1. Field of the Invention.
This invention relates to a bar code symbology that can be accurately decoded despite misreads or altered symbols. More particularly this invention relates to a 1-dimensional, fixed format bar code symbology designed to resist the effects of unintended internal spaces and occasional bar location errors that are typical of impact dot-matrix printing, while also offering high security and error checking capability. The symbology combines "delta distance" start and stop patterns, a space-efficient bit-oriented data character structure, and Reed-Solomon redundancy for error detection and correction.
2. Description of the Prior Art.
Installed receipt printers at activities such as lottery outlets may wear mechanically and exhaust their ribbons to the point that any traditional bar code symbols printed by them are unreadable, for two reasons: (1) spaces may appear between adjacent dot rows, that is, within wide "bars," and (2) occasional dot rows are mispositioned by as much as one half of a dot spacing. The conventional bar code symbologies, scanners, and decoders are poorly designed to tolerate these sorts of errors.

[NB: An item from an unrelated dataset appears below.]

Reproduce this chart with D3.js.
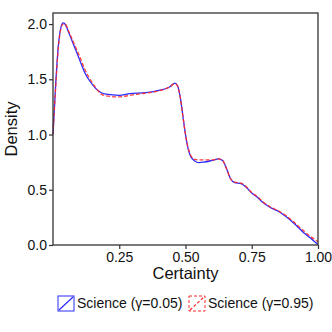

There are two basic methods for making a bar code pattern robust against unintended spaces. The first is to build it with only narrow bars separated by spaces 1, 2, and up to "n" dot modules wide, with only the spaces' widths carrying any significance; this is known in the art as a "delta distance" code. The second method is to adopt a fixed-width pattern structure that encourages decoding by time slicing each character into modules, then sampling each module's midpoint for the data bits.
Bar code symbologies generally incorporate start and stop patterns for ease of decoding. Several delta distance symbologies have been developed, from an early IBM code (designed to be printable by line printers) to "BC412" recently adopted for use on semiconductor wafers. These symbologies generally require a quiet zone prior to the beginning of the bar code information. PDF417, a newer two dimensional bar code systems has start and stop codes which are not delta distance, and has relaxed constraints on the quiet zone. However PDF417 does require at least a minimal quiet zone.
Code One is a two-dimensional matrix symbology that can encode the full ASCII 256 character set in addition to four function characters and a pad character. This symbology has ten different versions defined, with 27-50% of the symbol characters allocated to error detection and correction. Some versions do not require quiet zones. Other versions use Reed-Solomon error correction check words.
To the inventor's knowledge, a one dimensional fixed format bar code structure combining "delta distance" start and stop patterns, a space-efficient bit-oriented data character structure, and Reed-Solomon redundancy for error detection and correction has not been realized in the art.